Apple’s assumption that thinness equates to desirability seems to have backfired. The broader smartphone audience has evolved — users now care more about battery longevity, camera quality, and AI features than shaving off a few millimeters from the chassis.
5. Sales Collapse and Production Cuts
The financial data tells the full story. Just two months after launch, reports began emerging that Apple was cutting iPhone Air production due to “unexpectedly low demand.” According to The Verge, internal supply-chain sources indicated that order volumes for the Air had dropped sharply, forcing Apple to scale back manufacturing plans for the next quarter.
TechRadar echoed this finding, reporting that “almost no one wants the iPhone Air” as early shipments failed to sell through retail channels. European sources such as Cinco Días in Spain also noted that Apple “recortó su producción” — cut production — within weeks of release.

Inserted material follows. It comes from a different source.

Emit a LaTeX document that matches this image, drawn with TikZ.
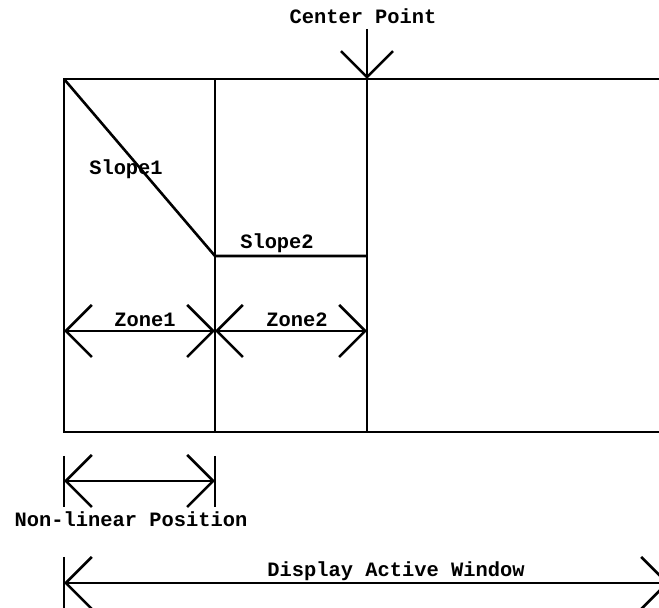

This is a rare move for Apple, a company known for over-ordering during initial runs. It suggests not only poor sales but also weak pre-order interest, a sign that the iPhone Air failed to connect emotionally or practically with its target audience.
6. A Misread of Consumer Priorities
The iPhone Air’s failure underscores a broader problem within Apple’s design philosophy. For years, the company has pursued minimalism and thinness as hallmarks of elegance. That worked in the era of the MacBook Air’s debut or the original iPhone. But in 2025, users value functionality over form.
Apple seems to have misjudged what today’s smartphone buyers want. Battery endurance, camera variety, and AI-powered performance matter more than ever. Even Apple’s most loyal users appear fatigued by incremental design changes that compromise practicality for the sake of aesthetics.
7. Lessons for Apple — and the Future of the iPhone Line
The iPhone Air might still find its fans — travelers who value lightness, minimalists who adore Apple’s design language, or professionals who use their phones lightly. But the larger lesson is clear: design purity is no longer enough.
In the next cycle, Apple will need to rethink how it defines innovation. Instead of simply pushing the boundaries of thinness, it must balance efficiency, endurance, and adaptability. The success of competing models like the iPhone 15 Pro Max or Google’s Pixel 9 Pro shows that consumers are willing to accept a slightly thicker phone if it delivers better battery life and camera depth.
If Apple listens, the iPhone Air could evolve into something more practical in its next iteration — perhaps a balance of beauty and functionality rather than an aesthetic experiment. But for now, the iPhone Air remains a cautionary tale of what happens when form overtakes function.
The iPhone Air Was Built for Admiration, Not Use
Apple wanted the iPhone Air to redefine what a smartphone could look and feel like. In that regard, it succeeded — it is undeniably a marvel of engineering. Yet beauty alone cannot carry a product in 2025’s hyper-competitive market. Consumers have spoken: they want more endurance, more versatility, and better value.
The iPhone Air’s failure doesn’t just mark the stumble of a single model — it signals a shift in consumer expectations. The age of “thinner is better” may finally be ending, replaced by a new era where performance, practicality, and balance rule once again.